Katie’s commitments to performances and solo recitals barred her from ditching the violin, though — people expected her to show up with a violin in her hand, her mother said.
“So she also started practicing viola, and she entered a competition, and the first competition she entered, she won,” Gallagher said. “And she didn’t tell her teacher she was entering — she wanted to do it quietly.”
It wasn’t until this past June that Katie decided her third summer at Chautauqua would be dedicated entirely to the viola. Caroline Coade, a viola faculty member and a professor at the University of Michigan, said the switch came easily.
“She has an uncanny ability to learn music very quickly and the musicality comes easily to her,” Coade said. “But I also appreciate that she’s super intellectually curious too, so she wants to dig deeper than she can go musically — it’s fascinating.”
Patrick’s talents lie in his desire to teach, Coade said.
“He’s the more cerebral one. He’s the one who wants to be a teacher, and she’s not sure what she wants to do with her performing,” Coade said. “They’re different, even in their repertoire. What she picked for Tuesday’s viola recital was fun and flashy, and his was austere, very melancholy, very stark.”
Patrick and Katie have blended their talents before coming to Chautauqua — they performed a duet in the Chicago Botanic Garden this past June.

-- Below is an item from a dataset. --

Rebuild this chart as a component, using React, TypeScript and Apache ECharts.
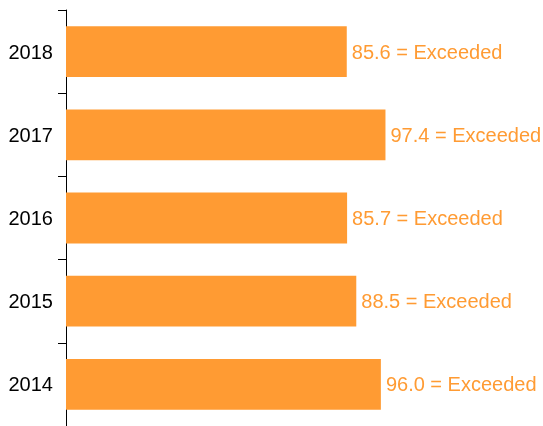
import React, { useEffect, useRef } from "react";
import * as echarts from "echarts";

const categories = ["2014", "2015", "2016", "2017", "2018"];
const values = [96.0, 88.5, 85.7, 97.4, 85.6];
const status = ["Exceeded", "Exceeded", "Exceeded", "Exceeded", "Exceeded"];

export default function App() {
  const ref = useRef<HTMLDivElement>(null);
  useEffect(() => {
    if (!ref.current) return;
    const chart = echarts.init(ref.current, null, { renderer: "svg" });
    chart.setOption({
      animation: false,
      grid: { left: 66, top: 10, width: 328, height: 419 },
      xAxis: { type: "value", min: 0, max: 100, show: false },
      yAxis: {
        type: "category",
        data: categories,
        axisLine: { show: true, lineStyle: { color: "#000", width: 1 } },
        axisTick: { show: true, length: 8, lineStyle: { color: "#000" } },
        axisLabel: { color: "#000", fontSize: 20, fontFamily: "Liberation Sans, Arial, sans-serif", margin: 13 },
      },
      series: [
        {
          type: "bar",
          data: values,
          barWidth: "61%",
          itemStyle: { color: "#FF9B33" },
          label: {
            show: true,
            position: "right",
            distance: 5,
            color: "#FF9B33",
            fontSize: 20,
            fontFamily: "Liberation Sans, Arial, sans-serif",
            formatter: (p: any) => `${p.value.toFixed(1)} = ${status[p.dataIndex]}`,
          },
        },
      ],
    });
    return () => chart.dispose();
  }, []);
  return <div ref={ref} style={{ position: "fixed", left: 0, top: 0, width: 543, height: 426 }} />;
}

“That was just fun because it was kind of chill and it was a nice day out,” Katie said.
“And we got along that day, with the duets,” Patrick said.
“During the performance he was giving me the look.”
“— the page was turned towards me, and not him,” she said.
“And so I had to stand in a weird, leaning way while playing.”
Patrick demonstrated: pseudo-violin in hand, he wiggled on one foot, leaning sideways and pretending to play.
“We got along,” Katie said. “Well, we usually get along.”
Coade said they’d like to recreate their performance together during their time in Chautauqua. When Katie and Patrick brought the idea up to Coade, she sent them straight to the music office to get it figured out for themselves.
“That’s clearly what that was — they created an opportunity so that they could play together,” Coade said. “Basically, I think the moral of the story is learn how to ask for what you want. Create opportunities for yourselves.”